Data that currently exist in the PCRC data repository for analysis include:

 Statin Discontinuation

  • Multisite randomized trial of continuing versus discontinuing statins
  • Primary objective: to determine, among patients with life-limiting illness, if there is a difference in the proportion who die within 60 days after enrollment between patients for whom statins are discontinued versus patients who are maintained on the medication
  • Secondary objectives: overall survival, important CVD events, QOL, symptoms, performance status (Karnofsky), polypharmacy, satisfaction with care, costs
  • Total N: 381, 15 study sites

Best Supportive Care

  • Implementation of consensus-based standards for best supportive care in a clinical trial: a pilot study
  • Primary objective: using clinician behavior intervention checklist (BSC), test the feasibility of thorough documentation of BSC delivery
  • Secondary: estimate variance in the BSC checklist completion; assess provider satisfaction with BSC; evaluate differences in patient experience before and after introduction of the BSC checklist
  • Total N: 41 patients and 23 providers, 4 study sites

Reducing End-of-Life Symptoms with Touch (REST)

  • Massage therapy versus simple touch to improve pain and mood in patients with advanced cancer: a randomized trial
  • Ann Intern Med. 2008 Sep 16;149(6):369-79.
  • To evaluate the efficacy of massage for decreasing pain and symptom distress and improving quality of life among persons with advanced cancer
  • Repeated measures, six 30-minute massage or simple-touch sessions over 2 weeks
  • 380 adults with advanced cancer who were experiencing moderate-to-severe pain; 90% were enrolled in hospice
  • Total N: 380 patients, 15 hospice study sites

    Please click here for Frequently Asked Questions about this funding announcement.

AHRQ Announces Funding Opportunity for Developing Measures of Shared Decision Making

A new funding opportunity announcement from AHRQ solicits applications for research projects to develop, test and evaluate measures of shared decision making for research conducted in clinical settings.

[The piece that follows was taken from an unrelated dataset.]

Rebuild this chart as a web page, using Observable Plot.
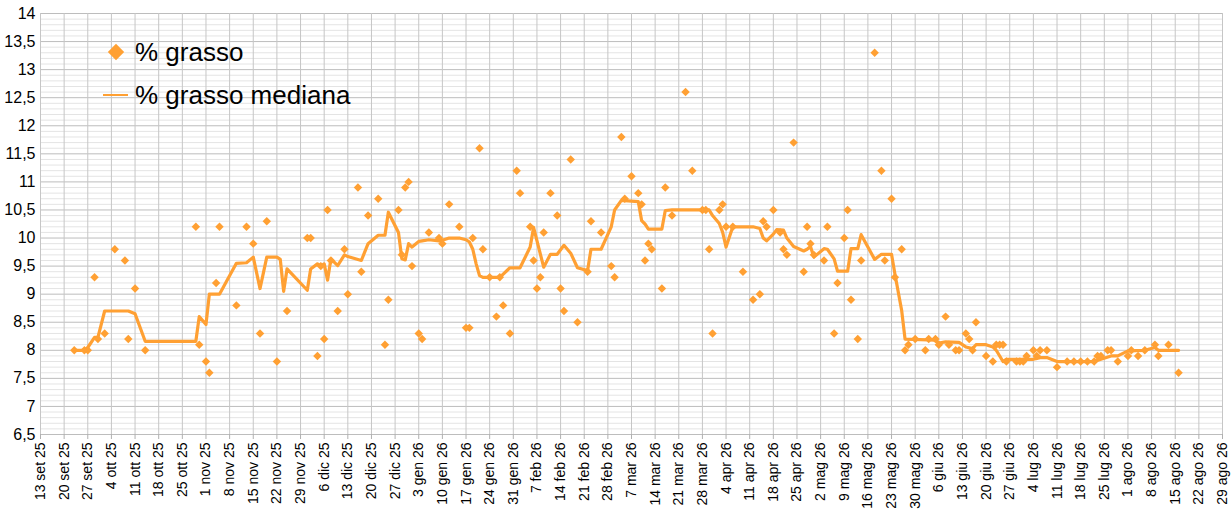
<!DOCTYPE html>
<html><head><meta charset="utf-8">
<script src="https://cdn.jsdelivr.net/npm/d3@7"></script>
<script src="https://cdn.jsdelivr.net/npm/@observablehq/plot@0.6"></script>
<style>
body{margin:0;background:#fff;font-family:"Liberation Sans",Arial,sans-serif}
#wrap{position:relative;width:1232px;height:513px}
#legend{position:absolute;left:0;top:0;pointer-events:none}
</style></head><body>
<div id="wrap"><div id="chart"></div><svg id="legend" width="400" height="120"></svg></div>
<script>
const monthNames = ["gen","feb","mar","apr","mag","giu","lug","ago","set","ott","nov","dic"];
const yTicks = [6.5,7,7.5,8,8.5,9,9.5,10,10.5,11,11.5,12,12.5,13,13.5,14];
const xStart = "2025-09-13", xEnd = "2026-08-29";
const seriesNames = ["% grasso", "% grasso mediana"];

const pointDates = [
"2025-09-23","2025-09-26","2025-09-27","2025-09-29","2025-09-30","2025-10-02","2025-10-05","2025-10-08","2025-10-09","2025-10-11",
"2025-10-14","2025-10-29","2025-10-30","2025-11-01","2025-11-02","2025-11-04","2025-11-05","2025-11-10","2025-11-13","2025-11-15",
"2025-11-17","2025-11-19","2025-11-22","2025-11-25","2025-12-01","2025-12-02","2025-12-04","2025-12-05","2025-12-06","2025-12-07",
"2025-12-08","2025-12-10","2025-12-12","2025-12-13","2025-12-16","2025-12-17","2025-12-19","2025-12-22","2025-12-24","2025-12-25",
"2025-12-28","2025-12-29","2025-12-30","2025-12-31","2026-01-01","2026-01-03","2026-01-04","2026-01-06","2026-01-09","2026-01-10",
"2026-01-12","2026-01-15","2026-01-17","2026-01-18","2026-01-19","2026-01-21","2026-01-22","2026-01-24","2026-01-26","2026-01-27",
"2026-01-28","2026-01-30","2026-02-01","2026-02-02","2026-02-05","2026-02-06","2026-02-07","2026-02-08","2026-02-09","2026-02-11",
"2026-02-13","2026-02-14","2026-02-15","2026-02-17","2026-02-19","2026-02-22","2026-02-23","2026-02-26","2026-03-01","2026-03-02",
"2026-03-04","2026-03-05","2026-03-07","2026-03-09","2026-03-10","2026-03-11","2026-03-12","2026-03-13","2026-03-16","2026-03-17",
"2026-03-19","2026-03-23","2026-03-25","2026-03-28","2026-03-29","2026-03-30","2026-03-31","2026-04-02","2026-04-03","2026-04-04",
"2026-04-06","2026-04-09","2026-04-12","2026-04-14","2026-04-15","2026-04-16","2026-04-18","2026-04-20","2026-04-21","2026-04-22",
"2026-04-24","2026-04-27","2026-04-28","2026-04-29","2026-04-30","2026-05-03","2026-05-04","2026-05-06","2026-05-07","2026-05-09",
"2026-05-10","2026-05-11","2026-05-13","2026-05-14","2026-05-18","2026-05-20","2026-05-21","2026-05-23","2026-05-24","2026-05-26",
"2026-05-27","2026-05-28","2026-05-30","2026-06-02","2026-06-03","2026-06-05","2026-06-06","2026-06-08","2026-06-09","2026-06-11",
"2026-06-12","2026-06-14","2026-06-15","2026-06-16","2026-06-17","2026-06-20","2026-06-22","2026-06-23","2026-06-24","2026-06-25",
"2026-06-26","2026-06-29","2026-06-30","2026-07-01","2026-07-02","2026-07-04","2026-07-05","2026-07-06","2026-07-08","2026-07-11",
"2026-07-14","2026-07-16","2026-07-18","2026-07-20","2026-07-22","2026-07-23","2026-07-24","2026-07-26","2026-07-27","2026-07-29",
"2026-08-01","2026-08-02","2026-08-04","2026-08-06","2026-08-09","2026-08-10","2026-08-13","2026-08-16"];
const pointValues = [
8.0,8.0,8.0,9.3,8.2,8.3,9.8,9.6,8.2,9.1,
8.0,10.2,8.1,7.8,7.6,9.2,10.2,8.8,10.2,9.9,
8.3,10.3,7.8,8.7,10.0,10.0,7.9,9.5,8.2,10.5,
9.6,8.7,9.8,9.0,10.9,9.4,10.4,10.7,8.1,8.9,
10.5,9.7,10.9,11.0,9.5,8.3,8.2,10.1,10.0,9.9,
10.6,10.2,8.4,8.4,10.0,11.6,9.8,9.3,8.6,9.3,
8.8,8.3,11.2,10.8,10.2,9.6,9.1,9.3,10.1,10.8,
10.4,9.1,8.7,11.4,8.5,9.4,10.3,10.1,9.5,9.3,
11.8,10.7,11.1,10.8,10.6,9.6,9.9,9.8,9.1,10.9,
10.4,12.6,11.2,10.5,10.5,9.8,8.3,10.5,10.6,10.2,
10.2,9.4,8.9,9.0,10.3,10.2,10.5,10.1,9.8,9.7,
11.7,9.4,10.2,9.9,9.7,9.6,10.2,8.3,9.2,10.0,
10.5,8.9,8.2,9.6,13.3,11.2,9.6,10.7,9.3,9.8,
8.0,8.1,8.2,8.0,8.2,8.2,8.1,8.6,8.1,8.0,
8.0,8.3,8.2,8.0,8.5,7.9,7.8,8.1,8.1,8.1,
7.8,7.8,7.8,7.8,7.9,8.0,7.9,8.0,8.0,7.7,
7.8,7.8,7.8,7.8,7.8,7.9,7.9,8.0,8.0,7.8,
7.9,8.0,7.9,8.0,8.1,7.9,8.1,7.6];

const medianDates = [
"2025-09-23","2025-09-26","2025-09-27","2025-09-29","2025-09-30","2025-10-02","2025-10-09","2025-10-11","2025-10-14","2025-10-29",
"2025-10-30","2025-11-01","2025-11-02","2025-11-05","2025-11-10","2025-11-13","2025-11-15","2025-11-17","2025-11-19","2025-11-22",
"2025-11-23","2025-11-24","2025-11-25","2025-12-01","2025-12-02","2025-12-04","2025-12-05","2025-12-06","2025-12-07","2025-12-08",
"2025-12-10","2025-12-12","2025-12-13","2025-12-17","2025-12-19","2025-12-22","2025-12-24","2025-12-25","2025-12-28","2025-12-29",
"2025-12-30","2025-12-31","2026-01-01","2026-01-03","2026-01-04","2026-01-06","2026-01-09","2026-01-10","2026-01-12","2026-01-15",
"2026-01-17","2026-01-18","2026-01-19","2026-01-20","2026-01-21","2026-01-22","2026-01-27","2026-01-30","2026-02-02","2026-02-05",
"2026-02-06","2026-02-09","2026-02-11","2026-02-13","2026-02-15","2026-02-17","2026-02-19","2026-02-22","2026-02-23","2026-02-26",
"2026-03-01","2026-03-02","2026-03-04","2026-03-09","2026-03-10","2026-03-11","2026-03-12","2026-03-16","2026-03-17","2026-03-19",
"2026-03-30","2026-03-31","2026-04-02","2026-04-03","2026-04-04","2026-04-06","2026-04-12","2026-04-14","2026-04-15","2026-04-16",
"2026-04-18","2026-04-19","2026-04-21","2026-04-22","2026-04-24","2026-04-27","2026-04-28","2026-04-29","2026-04-30","2026-05-03",
"2026-05-04","2026-05-06","2026-05-07","2026-05-10","2026-05-11","2026-05-13","2026-05-14","2026-05-18","2026-05-20","2026-05-23",
"2026-05-24","2026-05-26","2026-05-27","2026-06-05","2026-06-06","2026-06-08","2026-06-12","2026-06-14","2026-06-16","2026-06-17",
"2026-06-20","2026-06-22","2026-06-23","2026-06-25","2026-06-26","2026-07-04","2026-07-06","2026-07-08","2026-07-11","2026-07-22",
"2026-07-24","2026-07-27","2026-07-29","2026-08-01","2026-08-06","2026-08-09","2026-08-10","2026-08-16"];
const medianValues = [
8.0,8.0,8.05,8.23,8.23,8.7,8.7,8.65,8.16,8.16,
8.6,8.46,9.0,9.0,9.55,9.56,9.66,9.1,9.66,9.66,
9.62,9.05,9.45,9.07,9.45,9.54,9.5,9.54,9.25,9.63,
9.51,9.7,9.67,9.6,9.9,10.05,10.05,10.46,10.1,9.63,
9.61,9.9,9.84,9.94,9.95,9.97,9.95,9.96,10.0,10.0,
9.97,9.93,9.8,9.54,9.33,9.3,9.3,9.47,9.47,9.84,
10.19,9.48,9.71,9.71,9.87,9.73,9.47,9.42,9.8,9.8,
10.2,10.5,10.67,10.65,10.31,10.25,10.16,10.16,10.49,10.5,
10.5,10.4,10.26,10.1,9.84,10.2,10.2,10.17,10.0,9.95,
10.07,10.15,10.14,10.0,9.85,9.77,9.8,9.85,9.66,9.81,
9.8,9.63,9.41,9.41,9.81,9.81,10.06,9.62,9.71,9.71,
9.36,8.71,8.2,8.18,8.13,8.15,8.14,8.06,8.03,8.1,
8.1,8.06,8.0,7.8,7.84,7.84,7.87,7.87,7.8,7.8,
7.84,7.9,7.9,7.99,8.0,8.05,8.0,8.0];

const color = "#ffa033";
const parse = d3.utcParse("%Y-%m-%d");
const points = pointDates.map((d, i) => ({date: parse(d), value: pointValues[i]}));
const median = medianDates.map((d, i) => ({date: parse(d), value: medianValues[i]}));
const weekTicks = d3.utcDay.range(parse(xStart), d3.utcDay.offset(parse(xEnd), 1), 7);
const minorY = d3.range(65, 141).filter(v => v % 5 !== 0).map(v => v / 10);
const fmtDate = d => `${d.getUTCDate()} ${monthNames[d.getUTCMonth()]} ${String(d.getUTCFullYear()).slice(2)}`;
const fmtNum = d => String(d).replace(".", ",");

const chart = Plot.plot({
  width: 1232, height: 513,
  marginLeft: 40, marginRight: 10, marginTop: 13, marginBottom: 79,
  x: {type: "utc", domain: [parse(xStart), parse(xEnd)], label: null},
  y: {domain: [6.5, 14], label: null},
  style: {fontFamily: "'Liberation Sans', Arial, sans-serif", background: "#fff", color: "#000"},
  marks: [
    Plot.ruleY(minorY, {stroke: "#e4e4e4", strokeWidth: 1}),
    Plot.ruleY(yTicks, {stroke: "#bdbdbd", strokeWidth: 1}),
    Plot.ruleX(weekTicks, {stroke: "#c6c6c6", strokeWidth: 1}),
    Plot.axisY({ticks: yTicks, tickFormat: fmtNum, tickSize: 0, tickPadding: 5, fontSize: 16, fill: "#000", label: null}),
    Plot.axisX({ticks: weekTicks, tickFormat: fmtDate, tickRotate: -90, tickSize: 5, tickPadding: 3, fontSize: 14, stroke: "#b0b0b0", fill: "#000", label: null}),
    Plot.line(median, {x: "date", y: "value", stroke: color, strokeWidth: 3.2, strokeLinejoin: "round"}),
    Plot.dot(points, {x: "date", y: "value", symbol: "diamond2", r: 3.8, fill: color, stroke: null})
  ]
});
document.getElementById("chart").appendChild(chart);

// legend
const lg = d3.select("#legend");
lg.append("path").attr("d", d3.symbol(d3.symbolDiamond2, 170)()).attr("transform", "translate(116,52)").attr("fill", color);
lg.append("line").attr("x1", 103).attr("x2", 128).attr("y1", 95).attr("y2", 95).attr("stroke", color).attr("stroke-width", 2);
lg.append("text").attr("x", 135).attr("y", 61).attr("font-size", 26).attr("font-family", "'Liberation Sans', Arial, sans-serif").text(seriesNames[0]);
lg.append("text").attr("x", 135).attr("y", 104).attr("font-size", 26).attr("font-family", "'Liberation Sans', Arial, sans-serif").text(seriesNames[1]);
</script>
</body></html>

Shared decision making is a collaborative process in which patients and members of their clinical team make health care decisions that are informed by scientific evidence as well as patients’ values and preferences. Each project is expected to produce valid and reliable measures of shared decision making, along with instructions for implementing the measures and documentation on the development, testing and evaluation of the measures. The maximum cost for each project is $500,000 per year and $1.5 million for up to three years.